Council cannot afford £1m to increase bridge height on Devizes-Salisbury road (From This Is Wiltshire)
Council cannot afford £1m to increase bridge height on Devizes-Salisbury road
Councillors in villages including Rushall, Urchfont and Enford – which claim to have seen an increase in heavy goods vehicles diverted from the A360 Devizes-Salisbury road – have been told the diversion signs are to stay.
However, the controversy is unlikely to go away as residents in the villages along the alternative route signposted in Nursteed Road in Devizes say their roads are not suitable for the large HGVs diverted from the A360.
Many have collided with the low bridge near what was originally a railway station hotel at Littleton Pannell and later became the Chocolate Poodle pub.
Coun Dick Tonge, Wiltshire Council portfolio holder for highways, told disappointed village councils at Pewsey Area Board on Monday that the diversion is to stay, because increasing the headroom under the bridge would cost an estimated £1 million, half of his annual budget for road safety projects.
“We couldn’t justify spending such a huge sum on one bridge,” Coun Tonge told the meeting in the Bouverie Hall.
Responding to questions from Coun Colin Gale, of Rushall Parish Council, Coun Tonge said all the representations from the villages along the alternative route had been considered.
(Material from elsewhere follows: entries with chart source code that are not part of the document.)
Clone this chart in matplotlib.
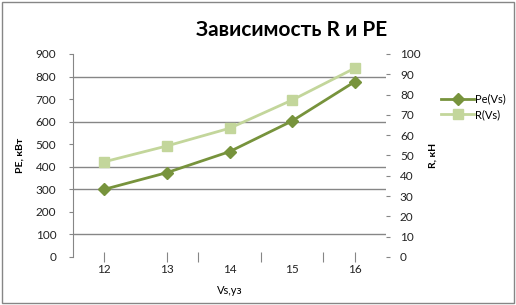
import numpy as np
import matplotlib.pyplot as plt
from matplotlib.patches import Rectangle

# data
vs = [12, 13, 14, 15, 16]
pe = [300, 374, 467, 603, 777]
r_vals = [46.9, 54.7, 63.4, 77.3, 93.0]

left_ticks = [0, 100, 200, 300, 400, 500, 600, 700, 800, 900]
right_ticks = [0, 10, 20, 30, 40, 50, 60, 70, 80, 90, 100]
grid_levels = [100, 300, 400, 600, 800]
x_tick_marks = [12, 13, 13.5, 14.5, 15.5, 16]

plt.rcParams['font.family'] = ['Lato', 'DejaVu Sans']

fig = plt.figure(figsize=(5.16, 3.05), dpi=100)
ax = fig.add_axes([0.1415, 0.1574, 0.6066, 0.6656])
ax2 = ax.twinx()

c_pe = '#77933C'
c_r = '#C3D69B'
grey = '#868686'

ax.hlines(grid_levels, 11.5, 16.5, color=grey, linewidth=1, zorder=0)

ax.plot(vs, pe, color=c_pe, marker='D', markersize=6, linewidth=2, label='Pe(Vs)', zorder=3)
ax2.plot(vs, r_vals, color=c_r, marker='s', markersize=7, linewidth=2, label='R(Vs)', zorder=3)

ax.set_xlim(11.5, 16.5)
ax.set_ylim(0, 900)
ax2.set_ylim(0, 100)

ax.set_yticks(left_ticks)
ax.set_yticklabels([str(t) for t in left_ticks], fontsize=8.5)
ax2.set_yticks(right_ticks)
ax2.set_yticklabels([str(t) for t in right_ticks], fontsize=8.5)

ax.set_xticks(x_tick_marks)
ax.set_xticklabels(['' for t in x_tick_marks])
for v in vs:
    ax.text(v, -0.06, str(v), transform=ax.get_xaxis_transform(),
            ha='center', va='center', fontsize=8.5, color='#222222')

for a in (ax, ax2):
    for s in a.spines.values():
        s.set_visible(False)
ax.spines['left'].set_visible(True)
ax.spines['left'].set_color(grey)

ax.tick_params(axis='y', length=3, color=grey, pad=9, labelcolor='#222222')
ax.tick_params(axis='x', direction='inout', length=7, color=grey)
ax2.tick_params(axis='y', length=3, color=grey, pad=7, labelcolor='#222222')

ax.set_ylabel('PE, кВт', fontsize=7.5, fontweight='bold', labelpad=8)
ax2.set_ylabel('R, кН', fontsize=7.5, fontweight='bold', labelpad=6)
ax.set_xlabel('Vs,уз', fontsize=8, labelpad=13)

fig.text(0.565, 0.9, 'Зависимость R и PE', ha='center', va='center',
         fontsize=15, fontweight='bold')

h1, l1 = ax.get_legend_handles_labels()
h2, l2 = ax2.get_legend_handles_labels()
fig.legend(h1 + h2, l1 + l2, loc='center left', bbox_to_anchor=(0.835, 0.65),
           frameon=False, fontsize=8, handlelength=3, handletextpad=0.1,
           labelspacing=0.4)

fig.patches.append(Rectangle((0.003, 0.005), 0.994, 0.99, transform=fig.transFigure,
                             fill=False, edgecolor=grey, linewidth=1))

plt.savefig('out.png', dpi=100)
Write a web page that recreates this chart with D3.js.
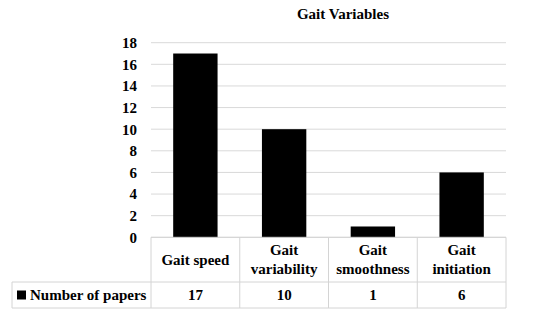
<!DOCTYPE html>
<html><head><meta charset="utf-8">
<script src="https://cdn.jsdelivr.net/npm/d3@7"></script>
</head>
<body style="margin:0;background:#fff"><svg id="c" width="550" height="320"></svg>
<script>
const categories = [["Gait speed"], ["Gait","variability"], ["Gait","smoothness"], ["Gait","initiation"]];
const values = [17, 10, 1, 6];
const seriesName = "Number of papers";
const yTicks = [0, 2, 4, 6, 8, 10, 12, 14, 16, 18];
const title = "Gait Variables";

(function(){
const svg = d3.select("#c");
const font = "\"Liberation Serif\"";
const fs = "15px";
const styleText = sel => sel.style("font-family", font).style("font-weight", "bold").style("font-size", fs).attr("fill", "#000");
const pLeft = 151, pRight = 506, pTop = 42.7, pBottom = 237.3;
const row1 = 282, row2 = 308, tableLeft = 12;
const x = d3.scaleBand().domain(d3.range(categories.length)).range([pLeft, pRight]).paddingInner(0).paddingOuter(0);
const y = d3.scaleLinear().domain([0, 18]).range([pBottom, pTop]);

// gridlines
svg.append("g").selectAll("line").data(yTicks).join("line")
  .attr("x1", pLeft).attr("x2", pRight)
  .attr("y1", d => y(d)).attr("y2", d => y(d))
  .attr("stroke", "#d9d9d9").attr("stroke-width", 1);

// y axis labels
const yAxis = d3.axisLeft(y).tickValues(yTicks).tickSize(0).tickPadding(14);
const ga = svg.append("g").attr("transform", `translate(${pLeft},0)`).call(yAxis);
ga.select(".domain").remove();
ga.attr("font-family", null).attr("font-size", null);
ga.selectAll("text").call(styleText);

// bars
const bw = x.bandwidth() * 0.5;
svg.append("g").selectAll("rect").data(values).join("rect")
  .attr("x", (d, i) => x(i) + (x.bandwidth() - bw) / 2)
  .attr("width", bw)
  .attr("y", d => y(d))
  .attr("height", d => y(0) - y(d))
  .attr("fill", "#000");

// table lines
const tc = "#d4d4d4";
const tl = svg.append("g").attr("stroke", tc).attr("stroke-width", 1).attr("fill", "none");
tl.append("line").attr("x1", pLeft).attr("x2", pRight).attr("y1", pBottom).attr("y2", pBottom);
tl.append("line").attr("x1", tableLeft).attr("x2", pRight).attr("y1", row1).attr("y2", row1);
tl.append("line").attr("x1", tableLeft).attr("x2", pRight).attr("y1", row2).attr("y2", row2);
tl.append("line").attr("x1", tableLeft).attr("x2", tableLeft).attr("y1", row1).attr("y2", row2);
const bounds = d3.range(categories.length).map(i => x(i)).concat([pRight]);
tl.selectAll(".v").data(bounds).join("line")
  .attr("x1", d => d).attr("x2", d => d).attr("y1", pBottom).attr("y2", row2);

// category labels
const cg = svg.append("g");
categories.forEach((lines, i) => {
  const cx = x(i) + x.bandwidth() / 2;
  const mid = (pBottom + row1) / 2;
  const lh = 19;
  lines.forEach((t, j) => {
    cg.append("text").attr("x", cx)
      .attr("y", mid + (j - (lines.length - 1) / 2) * lh + 5)
      .attr("text-anchor", "middle").call(styleText).text(t);
  });
});

// values row
svg.append("g").selectAll("text").data(values).join("text")
  .attr("x", (d, i) => x(i) + x.bandwidth() / 2)
  .attr("y", (row1 + row2) / 2 + 5)
  .attr("text-anchor", "middle").call(styleText).text(d => d);

// legend key
svg.append("rect").attr("x", 17).attr("y", (row1 + row2) / 2 - 4.5).attr("width", 9).attr("height", 9).attr("fill", "#000");
svg.append("text").attr("x", 30).attr("y", (row1 + row2) / 2 + 5).call(styleText).text(seriesName);

// title
svg.append("text").attr("x", 343).attr("y", 19).attr("text-anchor", "middle").call(styleText).text(title);
})();
</script></body></html>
Coun Tonge said surveys had shown that only ten per cent of the heavy goods lorries using the Devizes-Salisbury road were using it as a through road, the rest making local deliveries and collections. He said local authorities could not dictate routes to lorry operators who needed to make local deliveries. In fact, said Coun Tonge, the number of lorries heading out of Devizes on the Nursteed Road had gone down and not up as many people had thought.
Survey results showed that there were 326 lorries a day on the road two years ago which, in the most recent count, had fallen to 305.
Steph Robertson, of Chirton Parish Council, said the diversion of high-sided vehicles onto the A342 and A345 was causing extreme concern among villagers.
“These vehicles cannot remain on the correct side of the road at the junctions and on the bends without going over the white lines,” she said.